In 1945, Félix Éboué became the first Black person so honored, for backing Free French forces in World War II as governor of France’s African colonies. As the instrument of a colonial regime, he might be seen differently if he were considered today.
Not until 2002 was another person of color, the writer Alexandre Dumas the elder, placed in the Panthéon — 132 years after he died.
The petition to move Rimbaud’s and Verlaine’s remains began after Mr. Martel and five friends made a pilgrimage to Rimbaud’s grave in Charleville-Mézières, the small city near the Belgian border where he grew up. (He once described it as “exceptionally stupid.”) Mr. Martel found the grave “disappointing,” almost invisible among the other headstones.

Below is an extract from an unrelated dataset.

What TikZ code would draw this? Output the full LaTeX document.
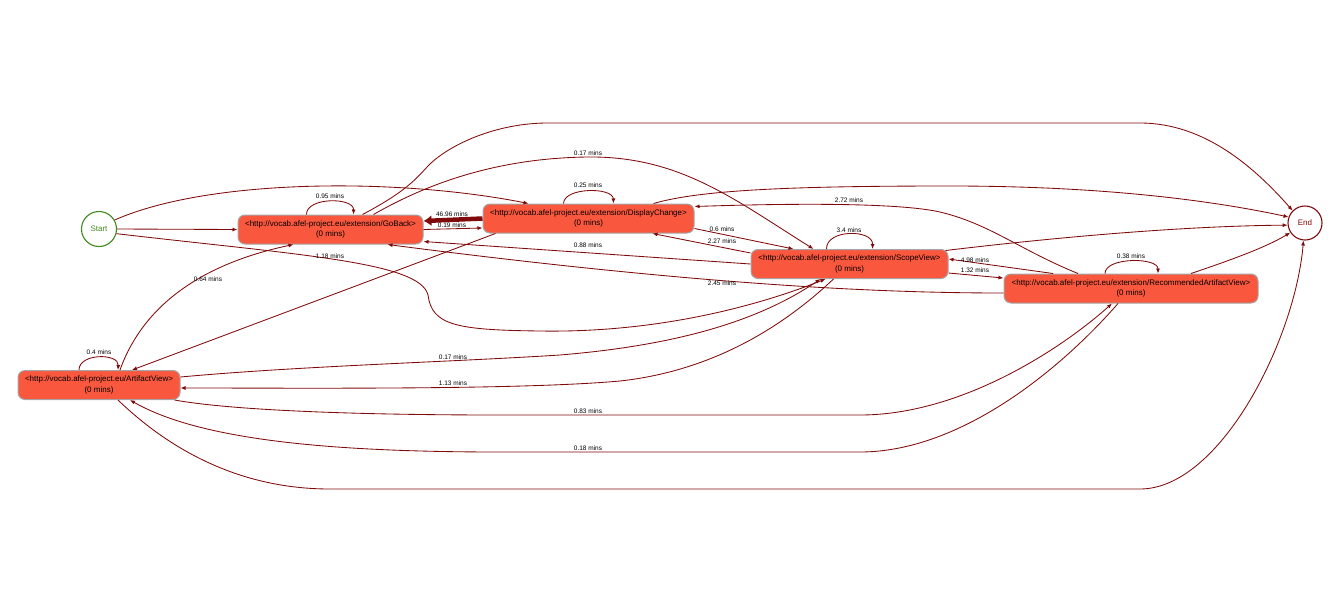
\documentclass[tikz,border=0pt]{standalone}
\usepackage{fontspec}
\setmainfont{Liberation Sans}
\usetikzlibrary{arrows.meta}

\definecolor{boxfill}{RGB}{250,88,62}
\definecolor{boxline}{RGB}{165,165,165}
\definecolor{linkcol}{RGB}{128,10,10}
\definecolor{startcol}{RGB}{62,138,30}
\definecolor{endcol}{RGB}{128,10,10}

\begin{document}
\begin{tikzpicture}[x=1pt,y=-1pt,
  statebox/.style={draw=boxline, line width=1pt, fill=boxfill, rounded corners=7pt,
    minimum height=29pt, inner sep=0pt, align=center, font=\fontsize{8}{10.5}\selectfont},
  terminal/.style={circle, line width=1.1pt, minimum size=35pt, inner sep=0pt,
    font=\fontsize{8}{9}\selectfont},
  link/.style={draw=linkcol, line width=0.85pt, -{Latex[length=5pt,width=4pt]}},
  heavy/.style={draw=linkcol, line width=4.5pt, -{Latex[length=8pt,width=11pt]}},
  lbl/.style={font=\fontsize{6.5}{7}\selectfont, inner sep=0pt}]

\useasboundingbox (0,0) rectangle (1338,603);

% states
\node[terminal, draw=startcol, text=startcol] (st) at (99,229) {Start};
\node[terminal, draw=endcol, text=endcol, minimum size=34pt] (en) at (1305,223) {End};
\node[statebox, minimum width=185pt] (gb) at (330.5,229.5)
  {<http://vocab.afel-project.eu/extension/GoBack>\\(0 mins)};
\node[statebox, minimum width=211pt] (dc) at (588.5,218.5)
  {<http://vocab.afel-project.eu/extension/DisplayChange>\\(0 mins)};
\node[statebox, minimum width=197pt] (sv) at (849.5,264)
  {<http://vocab.afel-project.eu/extension/ScopeView>\\(0 mins)};
\node[statebox, minimum width=254pt] (ra) at (1131,288.5)
  {<http://vocab.afel-project.eu/extension/RecommendedArtifactView>\\(0 mins)};
\node[statebox, minimum width=162pt] (av) at (99,385)
  {<http://vocab.afel-project.eu/ArtifactView>\\(0 mins)};

% transitions out of Start
\draw[link] (st.east) -- (gb.west);
\draw[link] (st.30) .. controls (210,178) and (400,178) .. ([xshift=-60pt]dc.north);
\draw[link] (st.-15) .. controls (300,255) and (420,262) .. (428,295)
  .. controls (432,325) and (455,330) .. (540,331)
  .. controls (660,333) and (760,305) .. ([xshift=-24pt]sv.south);

% GoBack
\draw[link] ([xshift=-24pt]gb.north) .. controls (306,197) and (354,197) .. ([xshift=23pt]gb.north);
\draw[heavy] (dc.west) -- ([yshift=8.5pt]gb.east);
\draw[link] (gb.east) -- ([yshift=-9.5pt]dc.west);
\draw[link] ([xshift=32pt]gb.north) .. controls (405,192) and (415,180) .. (428,166)
  .. controls (445,148) and (490,124) .. (545,123) -- (1140,123)
  .. controls (1205,123) and (1255,168) .. (en.135);
\draw[link] ([xshift=43pt]gb.north) .. controls (430,182) and (500,158) .. (588,157)
  .. controls (680,156) and (735,200) .. ([xshift=-36pt]sv.north);

% DisplayChange
\draw[link] ([xshift=-25pt]dc.north) .. controls (564,187) and (613,187) .. ([xshift=25pt]dc.north);
\draw[link] ([xshift=65pt]dc.north) .. controls (700,190) and (790,186) .. (950,186)
  .. controls (1100,186) and (1210,200) .. (en.160);
\draw[link] ([yshift=-10pt]dc.east) -- ([xshift=-56pt]sv.north);
\draw[link] ([xshift=-93pt]dc.south) -- ([xshift=33pt]av.north);

% ScopeView
\draw[link] ([xshift=-23pt]sv.north) .. controls (826,229) and (873,229) .. ([xshift=23pt]sv.north);
\draw[link] (sv.west) -- ([yshift=-12pt]gb.east);
\draw[link] ([yshift=11pt]sv.west) -- ([xshift=64pt]dc.south);
\draw[link] ([yshift=-9pt]sv.east) -- ([yshift=10.5pt]ra.west);
\draw[link] ([xshift=-3pt,yshift=-1.5pt]sv.north east) .. controls (1050,238) and (1180,226) .. (en.187);
\draw[link] ([xshift=-16pt]sv.south) .. controls (790,320) and (720,370) .. (620,381)
  .. controls (520,390) and (300,388) .. ([yshift=-3pt]av.east);

% RecommendedArtifactView
\draw[link] ([xshift=-26pt]ra.north) .. controls (1105,257) and (1158,257) .. ([xshift=27pt]ra.north);
\draw[link] ([xshift=-53pt]ra.north) .. controls (1020,250) and (990,224) .. (940,212)
  .. controls (900,203) and (800,203) .. ([yshift=12pt]dc.east);
\draw[link] ([xshift=-78pt]ra.north) -- ([yshift=5pt]sv.east);
\draw[link] ([yshift=-4.5pt]ra.west) .. controls (880,293) and (700,285) .. ([xshift=57pt]gb.south);
\draw[link] ([xshift=60pt]ra.north) .. controls (1225,262) and (1265,248) .. (en.213);
\draw[link] ([xshift=-13pt]ra.south) .. controls (1060,370) and (960,452) .. (860,452)
  -- (500,452) .. controls (330,452) and (200,440) .. ([xshift=31pt]av.south);

% ArtifactView
\draw[link] ([xshift=-20pt]av.north) .. controls (79,353) and (119,353) .. ([xshift=19pt]av.north);
\draw[link] ([xshift=21pt]av.north) .. controls (145,300) and (210,262) .. ([xshift=-37pt]gb.south);
\draw[link] ([yshift=8pt]av.east) .. controls (300,366) and (450,362) .. (560,355)
  .. controls (680,345) and (760,320) .. ([xshift=-29pt]sv.south);
\draw[link] ([xshift=-6pt]av.south east) .. controls (230,410) and (350,415) .. (500,415)
  -- (860,415) .. controls (960,415) and (1060,350) .. ([xshift=-19pt]ra.south);
\draw[link] ([xshift=19pt]av.south) .. controls (170,450) and (240,489) .. (330,489)
  -- (1140,489) .. controls (1220,489) and (1295,340) .. (en.265);

% duration labels
\node[lbl] (l1) at (330,196) {0.95 mins};
\node[lbl] (l2) at (452,214) {46.96 mins};
\node[lbl] (l3) at (452,225) {0.19 mins};
\node[lbl] (l4) at (588,185) {0.25 mins};
\node[lbl] (l5) at (588,153) {0.17 mins};
\node[lbl] (l6) at (330,256) {1.18 mins};
\node[lbl] (l7) at (208,279) {0.64 mins};
\node[lbl] (l8) at (588,245) {0.88 mins};
\node[lbl] (l9) at (722,229) {0.6 mins};
\node[lbl] (l10) at (722,241) {2.27 mins};
\node[lbl] (l11) at (849,200) {2.72 mins};
\node[lbl] (l12) at (849,230) {3.4 mins};
\node[lbl] (l13) at (975,260) {4.98 mins};
\node[lbl] (l14) at (975,270) {1.32 mins};
\node[lbl] (l15) at (722,283) {2.45 mins};
\node[lbl] (l16) at (1131,256) {0.38 mins};
\node[lbl] (l17) at (99,352) {0.4 mins};
\node[lbl] (l18) at (453,357) {0.17 mins};
\node[lbl] (l19) at (453,383) {1.13 mins};
\node[lbl] (l20) at (588,411) {0.83 mins};
\node[lbl] (l21) at (588,448) {0.18 mins};

\end{tikzpicture}
\end{document}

At 16, Rimbaud repudiated middle-class propriety, writing to a friend that he had to suffer as a poet, achieving inspiration through “derangement of all the senses.” He wrote to Verlaine, 10 years his senior, then ran off to meet the older man in Paris.
As a teenager, Rimbaud penned masterpieces like “Le Bateau ivre” (“The Drunken Boat”), “Le Dormeur du Val” (“The Sleeper in the Valley”), “Voyelles” (“Vowels”) and the collection “Un Saison en Enfer” (“A Season in Hell”). Then suddenly, at age 20, he stopped writing poetry.

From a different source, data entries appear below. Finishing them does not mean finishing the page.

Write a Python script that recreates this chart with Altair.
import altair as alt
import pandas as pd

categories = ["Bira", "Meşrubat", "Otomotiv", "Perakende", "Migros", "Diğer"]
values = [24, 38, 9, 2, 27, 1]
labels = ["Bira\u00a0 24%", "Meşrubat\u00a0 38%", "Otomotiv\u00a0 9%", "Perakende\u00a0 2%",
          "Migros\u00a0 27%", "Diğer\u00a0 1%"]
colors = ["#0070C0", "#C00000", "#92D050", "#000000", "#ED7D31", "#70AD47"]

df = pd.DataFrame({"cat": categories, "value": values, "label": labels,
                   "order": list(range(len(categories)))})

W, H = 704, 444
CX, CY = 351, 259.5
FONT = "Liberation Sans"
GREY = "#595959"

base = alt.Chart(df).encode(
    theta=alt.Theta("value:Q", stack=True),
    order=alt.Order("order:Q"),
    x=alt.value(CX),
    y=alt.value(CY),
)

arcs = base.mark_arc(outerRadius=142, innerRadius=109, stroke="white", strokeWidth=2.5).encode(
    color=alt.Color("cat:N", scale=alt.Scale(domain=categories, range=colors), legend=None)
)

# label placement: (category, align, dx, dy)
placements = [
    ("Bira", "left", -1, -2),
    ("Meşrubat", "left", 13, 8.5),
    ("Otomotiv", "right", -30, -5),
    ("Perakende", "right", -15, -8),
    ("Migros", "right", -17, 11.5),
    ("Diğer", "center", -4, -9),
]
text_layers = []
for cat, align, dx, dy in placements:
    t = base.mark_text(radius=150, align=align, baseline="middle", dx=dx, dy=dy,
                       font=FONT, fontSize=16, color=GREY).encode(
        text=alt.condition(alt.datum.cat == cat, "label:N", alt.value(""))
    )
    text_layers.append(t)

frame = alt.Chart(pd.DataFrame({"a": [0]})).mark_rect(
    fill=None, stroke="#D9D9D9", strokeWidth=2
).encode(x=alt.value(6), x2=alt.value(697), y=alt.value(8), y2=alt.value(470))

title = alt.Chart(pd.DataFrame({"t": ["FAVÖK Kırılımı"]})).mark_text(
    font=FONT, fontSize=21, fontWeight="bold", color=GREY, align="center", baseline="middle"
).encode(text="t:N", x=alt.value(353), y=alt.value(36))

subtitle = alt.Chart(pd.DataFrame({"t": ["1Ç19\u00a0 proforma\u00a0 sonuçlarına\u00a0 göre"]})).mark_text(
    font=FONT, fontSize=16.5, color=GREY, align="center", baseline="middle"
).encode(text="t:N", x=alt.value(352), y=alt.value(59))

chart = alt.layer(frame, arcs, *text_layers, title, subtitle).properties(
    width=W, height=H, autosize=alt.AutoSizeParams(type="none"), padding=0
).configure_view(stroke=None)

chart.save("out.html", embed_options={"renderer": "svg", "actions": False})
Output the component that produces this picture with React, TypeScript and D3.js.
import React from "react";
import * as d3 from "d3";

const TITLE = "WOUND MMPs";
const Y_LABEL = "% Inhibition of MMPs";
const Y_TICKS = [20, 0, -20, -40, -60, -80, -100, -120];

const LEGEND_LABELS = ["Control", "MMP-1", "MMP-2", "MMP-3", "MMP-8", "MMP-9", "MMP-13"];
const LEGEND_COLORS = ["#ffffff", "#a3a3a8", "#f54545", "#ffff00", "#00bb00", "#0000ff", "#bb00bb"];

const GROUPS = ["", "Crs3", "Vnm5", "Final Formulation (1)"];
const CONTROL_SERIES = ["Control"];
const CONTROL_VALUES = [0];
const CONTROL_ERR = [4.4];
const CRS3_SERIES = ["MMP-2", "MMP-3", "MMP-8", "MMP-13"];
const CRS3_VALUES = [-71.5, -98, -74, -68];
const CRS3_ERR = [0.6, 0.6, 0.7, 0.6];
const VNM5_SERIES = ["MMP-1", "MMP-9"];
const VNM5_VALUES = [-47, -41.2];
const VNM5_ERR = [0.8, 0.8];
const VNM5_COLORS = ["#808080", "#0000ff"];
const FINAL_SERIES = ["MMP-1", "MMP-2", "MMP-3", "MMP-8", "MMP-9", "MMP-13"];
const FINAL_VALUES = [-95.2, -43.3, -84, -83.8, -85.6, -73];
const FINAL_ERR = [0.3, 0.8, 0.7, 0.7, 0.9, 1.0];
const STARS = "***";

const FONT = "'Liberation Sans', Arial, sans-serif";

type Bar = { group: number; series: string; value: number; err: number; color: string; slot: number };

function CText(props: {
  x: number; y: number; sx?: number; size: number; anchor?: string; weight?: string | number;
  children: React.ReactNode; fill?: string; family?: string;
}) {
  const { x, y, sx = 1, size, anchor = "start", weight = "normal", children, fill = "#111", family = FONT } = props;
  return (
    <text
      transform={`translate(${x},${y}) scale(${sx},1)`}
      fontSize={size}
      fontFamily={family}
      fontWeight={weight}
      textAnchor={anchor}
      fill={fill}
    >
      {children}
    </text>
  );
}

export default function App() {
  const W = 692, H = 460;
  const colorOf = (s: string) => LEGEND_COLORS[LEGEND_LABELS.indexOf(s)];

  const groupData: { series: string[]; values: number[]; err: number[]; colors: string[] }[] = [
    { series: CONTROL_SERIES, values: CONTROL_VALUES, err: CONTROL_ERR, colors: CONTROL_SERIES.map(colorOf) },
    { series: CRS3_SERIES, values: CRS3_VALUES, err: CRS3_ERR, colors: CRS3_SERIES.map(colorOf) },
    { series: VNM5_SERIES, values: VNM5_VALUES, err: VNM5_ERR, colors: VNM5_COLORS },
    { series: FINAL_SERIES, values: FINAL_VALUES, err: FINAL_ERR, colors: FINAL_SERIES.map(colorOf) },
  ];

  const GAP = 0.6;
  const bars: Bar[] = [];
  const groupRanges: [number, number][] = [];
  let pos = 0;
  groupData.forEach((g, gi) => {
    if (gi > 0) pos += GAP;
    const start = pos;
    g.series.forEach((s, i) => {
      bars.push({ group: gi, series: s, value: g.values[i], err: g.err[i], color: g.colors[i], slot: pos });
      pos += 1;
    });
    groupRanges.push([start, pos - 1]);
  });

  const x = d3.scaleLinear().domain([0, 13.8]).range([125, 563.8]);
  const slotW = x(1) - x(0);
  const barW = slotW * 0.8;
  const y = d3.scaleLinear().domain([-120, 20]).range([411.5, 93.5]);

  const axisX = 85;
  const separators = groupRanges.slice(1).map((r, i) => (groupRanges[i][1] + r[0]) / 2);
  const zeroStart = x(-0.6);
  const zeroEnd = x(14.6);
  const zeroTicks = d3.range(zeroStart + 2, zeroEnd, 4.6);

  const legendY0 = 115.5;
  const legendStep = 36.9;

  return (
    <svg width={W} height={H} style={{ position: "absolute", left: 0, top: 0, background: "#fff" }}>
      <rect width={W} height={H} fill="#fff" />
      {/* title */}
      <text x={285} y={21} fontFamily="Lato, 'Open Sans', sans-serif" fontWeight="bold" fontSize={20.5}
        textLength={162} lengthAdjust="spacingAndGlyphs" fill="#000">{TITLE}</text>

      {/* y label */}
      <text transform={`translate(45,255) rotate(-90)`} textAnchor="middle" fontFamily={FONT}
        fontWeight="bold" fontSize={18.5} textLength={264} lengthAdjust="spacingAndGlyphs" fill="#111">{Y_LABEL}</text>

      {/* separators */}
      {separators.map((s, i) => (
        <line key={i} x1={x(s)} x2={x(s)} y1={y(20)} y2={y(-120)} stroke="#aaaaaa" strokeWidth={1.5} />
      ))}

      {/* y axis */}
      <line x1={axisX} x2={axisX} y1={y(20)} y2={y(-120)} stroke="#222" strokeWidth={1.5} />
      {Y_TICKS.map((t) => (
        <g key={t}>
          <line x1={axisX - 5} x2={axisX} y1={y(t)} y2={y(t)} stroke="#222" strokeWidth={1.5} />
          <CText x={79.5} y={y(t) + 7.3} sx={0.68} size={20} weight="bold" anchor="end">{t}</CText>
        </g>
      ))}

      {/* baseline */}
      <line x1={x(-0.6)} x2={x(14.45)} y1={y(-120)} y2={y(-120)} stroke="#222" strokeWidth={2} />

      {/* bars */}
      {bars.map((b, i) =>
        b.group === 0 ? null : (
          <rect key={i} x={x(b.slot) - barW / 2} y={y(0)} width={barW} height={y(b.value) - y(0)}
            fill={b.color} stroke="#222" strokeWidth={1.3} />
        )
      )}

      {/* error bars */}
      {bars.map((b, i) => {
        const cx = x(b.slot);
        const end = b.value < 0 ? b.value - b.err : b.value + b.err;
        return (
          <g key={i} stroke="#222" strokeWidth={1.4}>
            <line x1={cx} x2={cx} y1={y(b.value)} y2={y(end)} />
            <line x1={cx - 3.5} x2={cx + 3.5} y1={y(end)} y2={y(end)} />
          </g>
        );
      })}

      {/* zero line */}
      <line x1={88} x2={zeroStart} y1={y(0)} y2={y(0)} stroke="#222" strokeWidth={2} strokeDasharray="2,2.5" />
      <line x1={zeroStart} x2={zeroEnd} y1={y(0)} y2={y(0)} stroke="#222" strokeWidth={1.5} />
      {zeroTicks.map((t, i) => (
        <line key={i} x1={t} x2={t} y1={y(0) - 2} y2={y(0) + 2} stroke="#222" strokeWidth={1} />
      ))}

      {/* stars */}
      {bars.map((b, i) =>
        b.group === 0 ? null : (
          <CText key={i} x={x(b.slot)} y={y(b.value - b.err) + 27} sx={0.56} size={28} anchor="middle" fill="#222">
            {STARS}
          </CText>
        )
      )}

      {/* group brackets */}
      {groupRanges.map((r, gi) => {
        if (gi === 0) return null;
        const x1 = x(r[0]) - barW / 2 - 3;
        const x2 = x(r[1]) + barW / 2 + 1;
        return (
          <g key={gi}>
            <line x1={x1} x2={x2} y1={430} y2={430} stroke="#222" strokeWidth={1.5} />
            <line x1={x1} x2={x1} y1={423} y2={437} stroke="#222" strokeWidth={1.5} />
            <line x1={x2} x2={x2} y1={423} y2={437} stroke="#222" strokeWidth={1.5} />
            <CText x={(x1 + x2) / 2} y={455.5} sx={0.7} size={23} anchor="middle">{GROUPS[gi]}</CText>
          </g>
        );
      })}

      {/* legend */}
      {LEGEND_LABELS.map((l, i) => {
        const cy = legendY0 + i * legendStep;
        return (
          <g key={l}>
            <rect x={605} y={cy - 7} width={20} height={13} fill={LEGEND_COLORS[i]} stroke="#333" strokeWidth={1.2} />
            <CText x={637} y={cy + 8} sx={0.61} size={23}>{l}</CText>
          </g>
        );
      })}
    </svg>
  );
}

Verlaine, already a well-known poet, joined the Paris Commune, the short-lived socialist government, marking him as a radical in the eyes of the national government. The nascent Third Republic brutally crushed the Commune in 1871, months before he met Rimbaud.
Later called the “prince of poets,” Verlaine wrote well-known works like “Chanson d’Automne” (“Song of Autumn”) and the collection “Romance Sans Paroles” (“Wordless Romance”). Prematurely aged by drink and drugs, he died at 51.
Rimbaud became a soldier for the Dutch in what is now Indonesia, then a trader in coffee and other commodities in Ethiopia. He died of cancer at 37.
Both poets used enigmatic, allusive imagery and are considered part of the Symbolist movement, influencing artists from Debussy to Picasso to Bob Dylan. Rimbaud’s phrase “change life” became a motif for France’s May 1968 protests.
They have also become gay icons — though both had relationships with women, too — especially in France, where the musical “Rimbaud Verlaine” was performed last year. A 1995 film, “Total Eclipse,” starring Leonardo DiCaprio and David Thewlis, recounted their story.
But Jacqueline Teissier-Rimbaud, the poet’s great-great-niece, said they should not be defined by a relationship that lasted less than two years. “Rimbaud didn’t start his life with Verlaine and didn’t end it up with him,” she said.
If France wants to celebrate sexual difference, it should enshrine someone like Michel Foucault, the gay social theorist, who wrote extensively about sexuality, said Henri Scepi, a professor of French literature at the Sorbonne Nouvelle.
A Panthéon burial, he said, risks distorting the legacy of anti-establishment poets by making them establishment heroes.
“We must preserve their destabilizing and corrosive force against the institutions, the state authority, the army and the police,” he said.